Accusations

I’m currently sitting on a flight to return back to New York City today. Thank God. If I had to stay here a day longer, I probably would have lost it and really screamed at both my parents after already yelling at my uncle yesterday.

In the midst of trying to keep up with the news given the Muslim and refugee ban and protests at major international airports around this country, I’ve had my own version of personal hell to deal with at home. It all started yesterday afternoon when I was making brownies at home at the request of my mother. She went out to do her usual JW preaching, and my father was at home with me. He complained to me that he was feeling weak and had a slight fever, so I told him to lie down while I made him some ginger-honey tea. My mom, the paranoid woman she is, called three times in two hours to ask if everything was all right. I said everything was fine and that the brownies came out chewy. I said that my dad was feeling weak, so I told him to lie down. He insisted he still wanted to come to dinner but didn’t want to walk, so my aunt drove all of us to the restaurant a few hours later.

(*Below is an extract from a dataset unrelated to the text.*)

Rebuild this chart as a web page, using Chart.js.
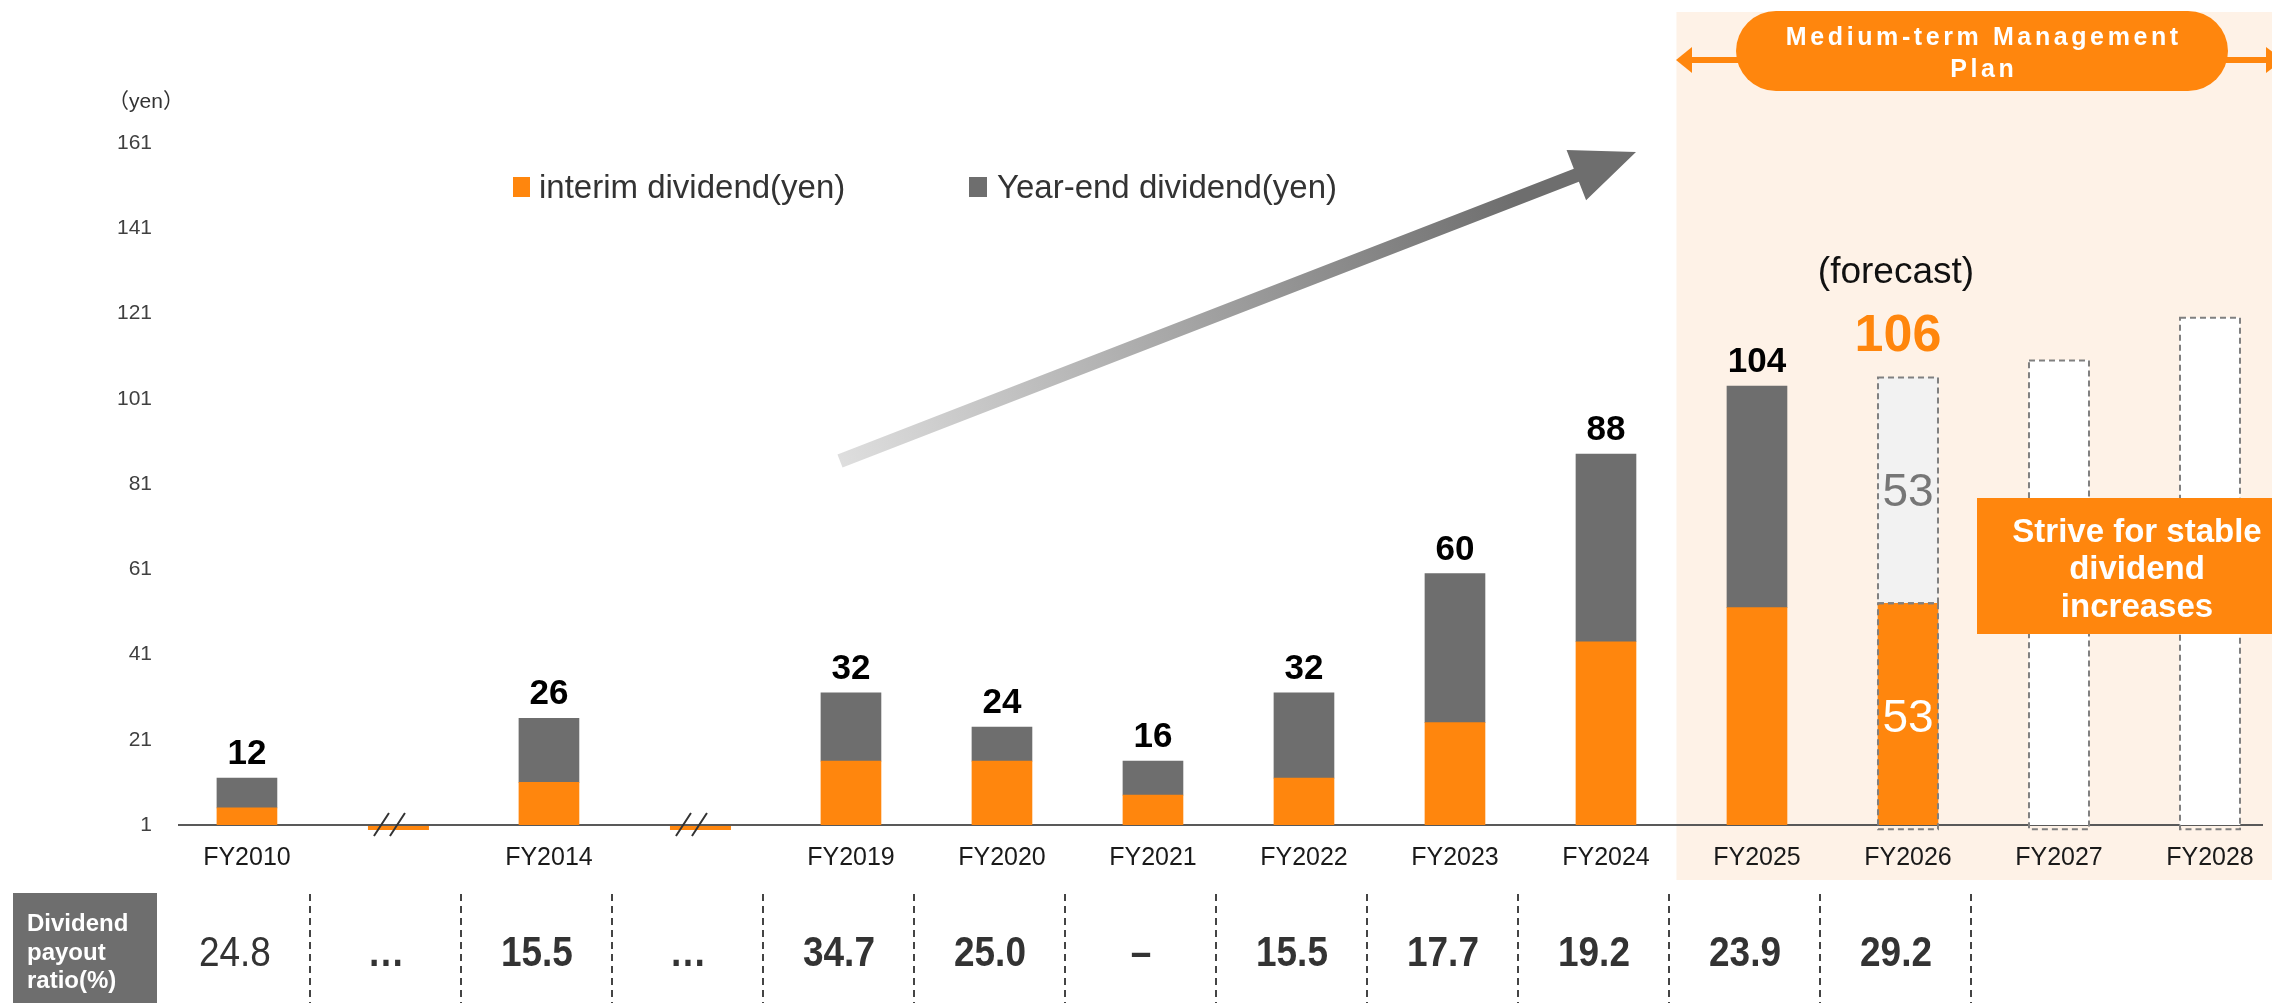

We arrived at the restaurant; he greeted no one and scowled at everyone. He sat down at the table with his arms crossed, looking like a tense and unhappy toddler. My mom arrived later, and he kept snapping at her. She asked him what was wrong, and he responded, “Don’t you know? I have a fever!” No, she didn’t know because he never told her.

Dinner went on, and she tried to get him to eat, and he continued to whine and whinge in the same tone of a young child, insisting he didn’t want more food and didn’t have an appetite. My parents socialized with no one except for the occasional question to my cousin sitting next to them. They sat there as “statues” as my parents once criticized my mother-in-law of being. My mom got angry at me when I served tea to my uncle and cousins before her and my dad when I didn’t even see that they had finished their tea. Then, when dinner ended, we went home. The whole crew came back to the house to hang out for a little bit, and while everyone went upstairs to my aunt’s, my dad went into his room and shut the door. My mom followed him.

After spending some time upstairs, Chris arrived back again, and my mom pulled me aside into her room. “Why didn’t you tell me that your father had a fever?” she says in her signature icy tone. “If I had known he had a fever, I would have come home earlier to take care of him, and I definitely would not have let him go to dinner. See what happens when you don’t tell me anything? You have to tell me these things. This is when things go wrong. He won’t tell me because he doesn’t know how. Your father doesn’t know how to take care of himself. Now he’s sick and has a fever. Can you read this thermometer and see that it says 100 (F)? Can you? If I came home early, he wouldn’t feel weak like this now.”

So in other words, it’s my fault my dad had a fever and went to dinner when he could have been an adult and decided himself he didn’t have to go to dinner. It’s my fault because I didn’t tell my mom sooner, and because my dad needs my mom to mother him endlessly. It’s our responsibility to take care of him because “He cannot take care of himself. Without your father, we would have nothing. Don’t you realize that? Do you not understand?”

And to continue the drama, we scheduled a dim sum lunch near the house with my aunt at noon today. My dad didn’t go because he still claimed to feel weak, though his fever had miraculously disappeared. My mom announced at lunch that my dad had diarrhea and felt weak, and I suggested that maybe he ate something bad. My mom changed the subject.

When I got home, that’s when she voiced her strong dissatisfaction at my saying that. “Yvonne, I want you to know that your father did not eat anything bad,” she said in her usual tone of “don’t fuck with me.” “I never gave him spoiled food. I only give him good food. Everyone at dinner last night was fine and no one got sick, so it’s not the food. He has the flu. Do you understand?”

It just got more ludicrous as the seconds went by, and I was eager to get out of that house as soon as possible and was thankful Chris and I were about to leave.. in a car not driven by my dad. I told her that no one has accused her of giving him spoiled food and that wasn’t what I was saying at all. I was only raising the possibility that he could have eaten something bad because… hello, what is diarrhea usually a sign of? And with contaminated food, a single piece could be bad and that’s all it takes for a person to get sick, so just because no one else got sick doesn’t mean something he ate was not bad; don’t they remember what happened to me in Vietnam? Oh, or was that because as my dad accused me of then, “You have a weak stomach!” as I was running to the bathroom every hour (as I always say, everything is my fault in this house. Everything — especially after Ed passed). “Stop arguing with me!” she raised her voice. The man-child chimes in. “That is NOT what happened here. I have the FLU!”

In less than 24 hours, I was accused of giving my dad a fever, having his weakness exacerbated for “allowing” him to go to dinner and not telling my mother in advance, and then supposedly suggesting my mother tried to give my dad food poisoning.